7.31.2008

What It Says On the Tin

Sometimes I wonder what people expect out of life.  I would love to sit down and talk to the woman with the saddest eyes I've ever seen or the man whose face is glowing because he sees the sight of the person whom he loves the most off in the distance or behind his eyelids.  I just think that it's interesting to hear the tales that are woven in the minds of others.  It's even better when those tales are told by person A but in the style and with the outlook of person B.  It's like a massive game of telephone with a bitter and/or sweet twist of the first person's perception which is usually idealized.  


Ideology is a mysterious thing.  Everyone seeks it.  Dreamers live their life by it, religious people live day to day with the belief that they can always be better for a certain end, even pessimists seek a form of it; they just don't necessarily believe that it will ever come true.  Or they have a dark and twisty sense of idealism - either way it's there.  


It's such a shame, though, when you think about it, that we all have to be so different and secretive in the ways that we choose to pursue these ideologies.  We all think that we can each personally contribute to a better something in someway, and we all want this better something to come about for our own good.  There are no selfless deeds, after all, since even when we do something for the collective "all," we are in fact part of the "all" which is affected.  We each stroll down our own little paths, searching for a glimmer that we can reflect off of cloud and mirror to illuminate the world around us.  The world that selfishly revolves around us as individuals, as entities.  
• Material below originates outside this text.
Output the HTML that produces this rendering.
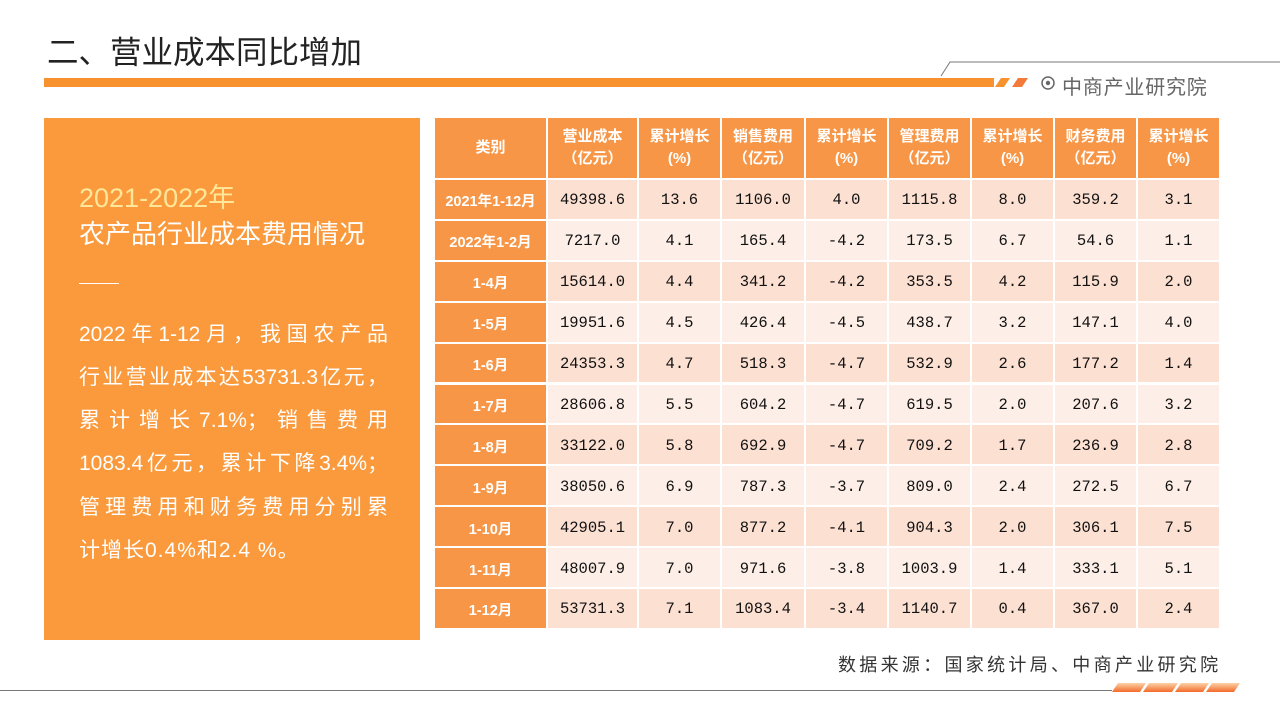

But our solitary worlds collide with the worlds of those around us, worlds in which we are foreign, lost, perhaps not trusted or welcome, and not the center of attention.  Everyone has his/her own agenda which isn't a bad thing in the slightest.  Without said selfishness, the world would not be inhabited; populations would not thrive.  No, the true struggle lies in the fact that people deny that they themselves are the only person who will always be there for themselves.  They rely upon others to harbor happiness, cultivate hatred or blame and project feelings and problems which ultimately don't or normally wouldn't affect the other people in surrounding worlds.  


Life is so complicated in that way, and it's really hard to realize that you only experience a fraction of another person's world, no matter how well you think you know them.  There's always small print, mumbled words, whispers under the proverbial breath, and thoughts that aren't and will never be worn upon a sleeve.  Existence comes with no instruction manual or box in which you can return it.  There are no guarantees.  Tomorrow isn't promised to anyone.  Yet, somehow, we're supposed to seek our own happiness and remember that we have bearing only over what we do.  We can change the world as long as that world revolves around us, our beliefs and our convictions.  We can weep passionate tears that will cultivate the emotive future as long as those streams from our cheeks fall into our own valleys.  


How our world affects the worlds of others is where relationships form.  That's how change is made in between people and civilizations.  Change is a result, thus there is a stimulus that breeds a reaction.  Change doesn't just happen.  We're all pegs in this ecosystem of constant mutation and thus we each make existence a little harder for someone else being that to them, we are wild cards.  They have little bearing over what we do and which decisions we make.  


That being said, I'm still optimistic that there is a box somewhere that will at least have a customer service hotline which we can each call and get a little bit of manufacture's insight as to how this whole "life" thin g really works.  I could have everything all wrong.  I get a lot of things wrong.  I consider those mistakes to be recalled, though, at least from here on out.  Philosophy is the identity of my idealism.  It is logical and revealing of my world.  It breathes empathy for others, and it lessens the ridiculousness of the chaos that is my existence.  The answers that are sought but never found allow me to grow and explore the worlds of those around me without even knowing their owners' names.  


It's a shame that most of my friends are older than I am.  I still have so much growing up to do and it seems as though I'm trailing behind.  At least I can stand on a firm foundation.  For now.  Until our worlds collide.